Fernando Frías es sensible con sus personajes y Lin hace lo bueno y lo ingenuo, que ocurre cuando alguien de otro mundo aparece. Así lo describe el escritor-realizador: “Digamos que a esta chica le cae un pajarito con las alas rotas en su azotea y ella, sin tener una mala intención, termina usándolo. El no puede estar presente, vivir el momento o posible relación, porque tiene esta añoranza, nostalgia”. “Otra manera de explicar el sentir de Ulises, es imaginar que te cambian de escuela y extrañas a tus amigos porque tus papás se tuvieron que mudar a otra ciudad; pero tu sigues extrañando, porque eso era lo que te definía. Llegas a tu nueva escuela y no enganchas con nadie, porque a los demás les gustan otras cosas. Es un poquito eso. Ulises es un chico de 17 años, que no termina de aceptar que para asimilarse a esa nueva realidad, debe desprenderse de quién es, dejar de hacer lo que le gusta. De ahí también que él y sus amigos de México se hagan llamar los Terkos”. Con este sentir, Fernando Frías parecería hacerle honor a las palabras sabias en Fanny y Alexander, cuando el gerente del verdadero teatro de Copenhage, en plena fiesta de Navidad agradece: “Estoy muy unido a la gente que trabaja en este mundo pequeño. Afuera existe el mundo grande, pero a veces el mundo pequeño triunfa al reflejar lo que sucede en el grande, para que así podamos entenderlo mejor”. “Hoy no sé si el cine es algo donde me vaya a detener únicamente en mi vida, porque también tengo otras inquietudes, pero sin duda es un lugar donde puedo mentir a salvo. Es una forma de decir que es un lugar donde puedo mostrar diferentes formas de ver la vida, que tengan más que ver con la forma en la que yo siento los días… y todo eso”, concluye Frías, mientras el sonido del motor de su auto se detiene. La luz del semáforo cambia. Es tiempo de avanzar.
EL OSCAR
“Una nominación para mí sería un sueño, por lo que representa la película, que primero conectó con el público de México, que la supo abrazar con el corazón. La han hecho suya y ha demostrado tantas manifestaciones de cariño (lees por ejemplo en Instagram todo lo que nos ponen, o el fan-art y los dibujos. Es brutal). Por otro lado, es como recibir un mensaje de la vida que te dice que vas por buen camino.
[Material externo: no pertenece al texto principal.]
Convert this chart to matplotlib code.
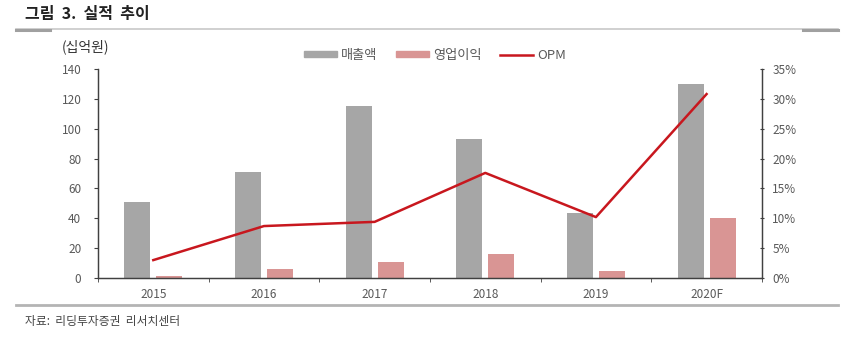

Una especie de ‘sigue haciendo las cosas con tu terquedad’. Por más que fue increíblemente difícil hacer la película, en términos de lo que ha sucedido después de las puertas que se cerraron tantas veces, es un reconocimiento. Y eso podría ayudar a que la película fuera vista por mucha más gente, lo cual me pone muy contento”.
LA FOTOGRAFÍA
“Durante la cuarentena empecé a trabajar con una cámara digital que me habían recomendado mucho, pero la verdad es que al final me quedé utilizando mucho más el iPhone. Hay cosas muy padres, como cuando lo montas en un tripié para hacer largas exposiciones y notas que funciona mejor que otras cámaras. Para hacer scoutings, por ejemplo, lo uso mucho con un app que se llama Artemis, a la que le puedes poner el sensor de la cámara, los lentes, diferentes tipos de aspect ratio. Te da hasta la hora del día, el tipo de iluminación, el lugar, el punto del sol y eso lo uso muchísimo; pero también uso mucho el iPhone para fotos y para redes sociales. Hay días en los cuales ya no prendo la computadora porque todo lo hago desde el teléfono”.